### DO THIS
From the records below, pull each line that has "diagram".

### INFORMATION GIVEN

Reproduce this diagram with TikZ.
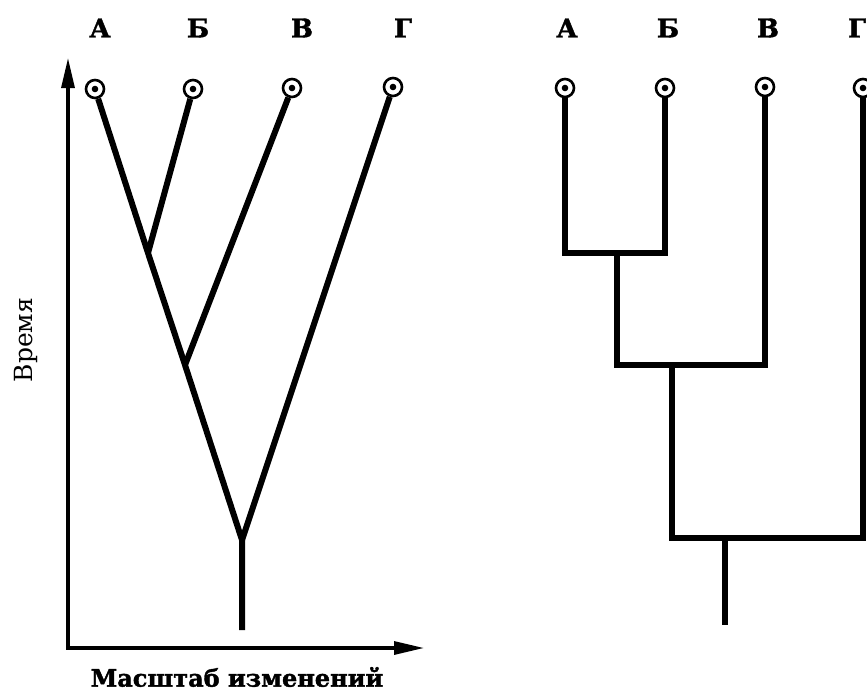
\documentclass[tikz,border=0pt]{standalone}
\usepackage{fontspec}
\setmainfont{DejaVu Serif}
\newfontfamily\heavyfont[FakeBold=1.6]{DejaVu Serif Bold}
\usetikzlibrary{arrows.meta}
\tikzset{
  branch/.style={line width=6pt, line join=round},
  ortho/.style={line width=6.5pt, line join=miter},
  axisline/.style={line width=3.2pt, -{Triangle[length=30pt,width=13pt]}},
  tip/.style={circle, draw, line width=2.6pt, fill=white, minimum size=18pt, inner sep=0pt},
  taxon/.style={font=\heavyfont\fontsize{26}{26}\selectfont, inner sep=0pt}
}
\newcommand{\tipdot}[1]{\fill (#1) circle (3.3pt);}
\begin{document}
\begin{tikzpicture}[x=1pt,y=-1pt]
\useasboundingbox (0,0) rectangle (867,693);
\clip (0,0) rectangle (867,693);

% axes of the left diagram
\coordinate (ytop) at (68,58);
\coordinate (xend) at (424,648);
\draw[axisline] (68,649.6) -- (ytop);
\draw[axisline] (66.4,648) -- (xend);
\node[rotate=90, font=\fontsize{25}{25}\selectfont] (time) at (26,340) {Время};
\node[font=\heavyfont\fontsize{24}{24}\selectfont] (scale) at (237,677) {Масштаб изменений};

% left tree: taxa labels and tips
\node[taxon] (lLA) at (100,28) {А};
\node[taxon] (lLB) at (198,28) {Б};
\node[taxon] (lLV) at (302,28) {В};
\node[taxon] (lLG) at (403,28) {Г};
\coordinate (j1) at (148,253);
\coordinate (j2) at (185,365);
\coordinate (j3) at (242,540);
\coordinate (lroot) at (242,630);
\node[tip] (lA) at (95,89) {};
\node[tip] (lB) at (193,89) {};
\node[tip] (lV) at (292,88) {};
\node[tip] (lG) at (393,87) {};
\draw[branch] (lA) -- (j1) -- (j2) -- (j3) -- (lroot);
\draw[branch] (lB) -- (j1);
\draw[branch] (lV) -- (j2);
\draw[branch] (lG) -- (j3);
\tipdot{lA}\tipdot{lB}\tipdot{lV}\tipdot{lG}

% right tree: taxa labels and tips
\node[taxon] (rLA) at (567,28) {А};
\node[taxon] (rLB) at (668,28) {Б};
\node[taxon] (rLV) at (768,28) {В};
\node[taxon] (rLG) at (857,28) {Г};
\coordinate (k1) at (617,253);
\coordinate (k2) at (617,365);
\coordinate (k3) at (672,365);
\coordinate (k4) at (672,538);
\coordinate (k5) at (725,538);
\coordinate (rroot) at (725,625);
\node[tip] (rA) at (565,88) {};
\node[tip] (rB) at (665,88) {};
\node[tip] (rV) at (765,87) {};
\node[tip] (rG) at (863,88) {};
\draw[ortho] (rA) |- (k1) -| (rB);
\draw[ortho] (k1) -- (k2) -| (rV);
\draw[ortho] (k3) -- (k4) -| (rG);
\draw[ortho] (k5) -- (rroot);
\tipdot{rA}\tipdot{rB}\tipdot{rV}\tipdot{rG}
\end{tikzpicture}
\end{document}
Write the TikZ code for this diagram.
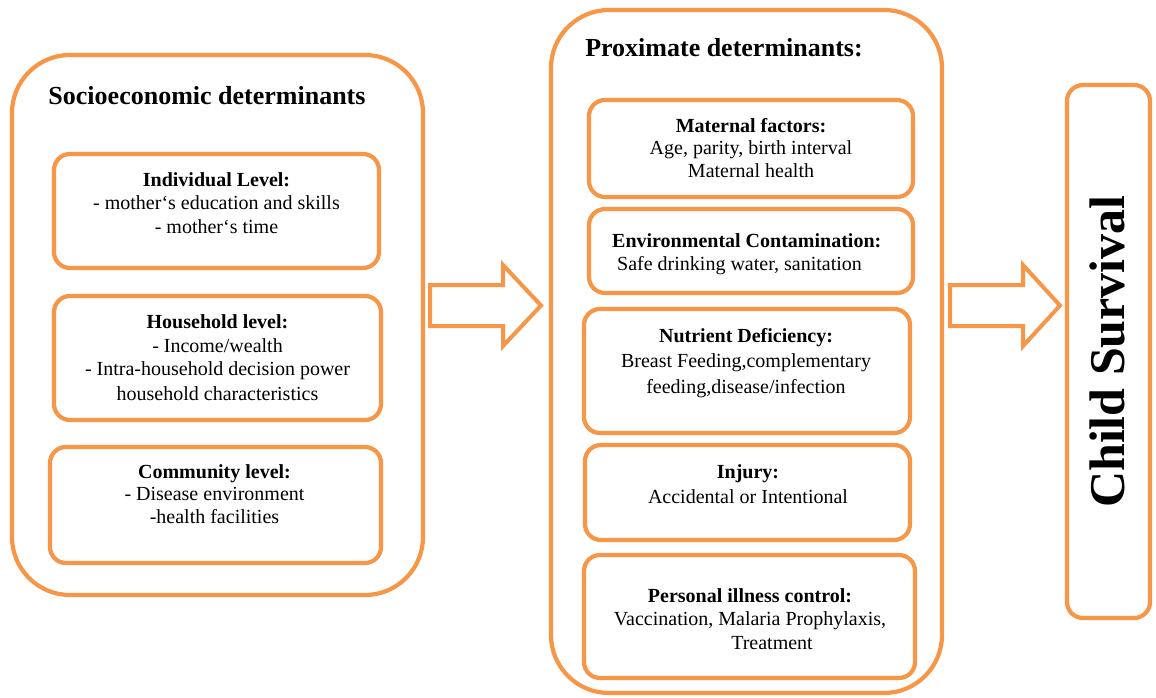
\documentclass[tikz,border=0pt]{standalone}
\usepackage{fontspec}
\setmainfont{Liberation Serif}
\definecolor{accent}{HTML}{F79646}
\begin{document}
\begin{tikzpicture}[x=1pt,y=-1pt,
  panel/.style={draw=accent, line width=4.2pt, rounded corners=58pt, inner sep=0pt},
  card/.style={draw=accent, line width=4.2pt, rounded corners=16pt, inner sep=0pt},
  heading/.style={font=\fontsize{26}{30}\selectfont\bfseries, inner sep=0pt, anchor=base},
  body/.style={font=\fontsize{20}{23.5}\selectfont, align=center, inner sep=0pt, anchor=north},
  blockarrow/.style={draw=accent, line width=4pt, line join=miter}
]
\useasboundingbox (0,0) rectangle (1156,698);

% outer panels
\node[panel, minimum width=411pt, minimum height=540pt] (socio) at (217.5,325) {};
\node[panel, minimum width=391pt, minimum height=683pt] (prox) at (746.5,351.5) {};
\node[card, minimum width=83pt, minimum height=533pt] (child) at (1108.5,351.5) {};

\node[heading] (sociotitle) at (207,105) {Socioeconomic determinants};
\node[heading] (proxtitle) at (724,57) {Proximate determinants:};
\node[font=\fontsize{50}{56}\selectfont\bfseries, inner sep=0pt, anchor=base, rotate=90]
  (childtxt) at (1124,351.5) {Child Survival};

% socioeconomic levels
\node[card, minimum width=325pt, minimum height=114pt] (indiv) at (216.5,211) {};
\node[body] (indivtxt) at (216.5,172) {\textbf{Individual Level:}\\- mother‘s education and skills\\- mother‘s time};

\node[card, minimum width=327pt, minimum height=124pt] (house) at (217.5,358) {};
\node[body] (housetxt) at (217.5,314.6) {\textbf{Household level:}\\- Income/wealth\\- Intra-household decision power\\[1.5pt]household characteristics};

\node[card, minimum width=331pt, minimum height=116pt] (comm) at (215.5,505) {};
\node[body] (commtxt) at (214.5,464.3) {\textbf{Community level:}\\[-1pt]- Disease environment\\[-1pt]-health facilities};

% proximate determinants
\node[card, minimum width=324pt, minimum height=97pt] (mat) at (751,148.5) {};
\node[body] (mattxt) at (751,118) {\textbf{Maternal factors:}\\[-1pt]Age, parity, birth interval\\[-1pt]Maternal health};

\node[card, minimum width=324pt, minimum height=84pt] (env) at (751,251) {};
\node[body, align=left, anchor=north west] (envtxt) at (612,233) {\textbf{Environmental Contamination:}\\\hspace*{5pt}Safe drinking water, sanitation};

\node[card, minimum width=326pt, minimum height=124pt] (nut) at (747,371) {};
\node[body] (nuttxt) at (746,328) {\textbf{Nutrient Deficiency:}\\[1.5pt]Breast Feeding,complementary\\[3pt]feeding,disease/infection};

\node[card, minimum width=325pt, minimum height=95pt] (inj) at (747.5,492.5) {};
\node[body] (injtxt) at (748,464.8) {\textbf{Injury:}\\[1.5pt]Accidental or Intentional};

\node[card, minimum width=331pt, minimum height=123pt] (pers) at (749.5,616.5) {};
\node[body] (perstxt) at (750,588) {\textbf{Personal illness control:}\\Vaccination, Malaria Prophylaxis,\\\hspace*{44pt}Treatment};

% block arrows between the stages
\draw[blockarrow] (430,285) -- (503,285) -- (503,265) -- (541,305.5)
  -- (503,346) -- (503,326) -- (430,326) -- cycle;
\draw[blockarrow] (950,285) -- (1023,285) -- (1023,265) -- (1060,305.5)
  -- (1023,346) -- (1023,326) -- (950,326) -- cycle;
\end{tikzpicture}
\end{document}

### EXPECTED ANSWER
Reproduce this diagram with TikZ.
% axes of the left diagram
Write the TikZ code for this diagram.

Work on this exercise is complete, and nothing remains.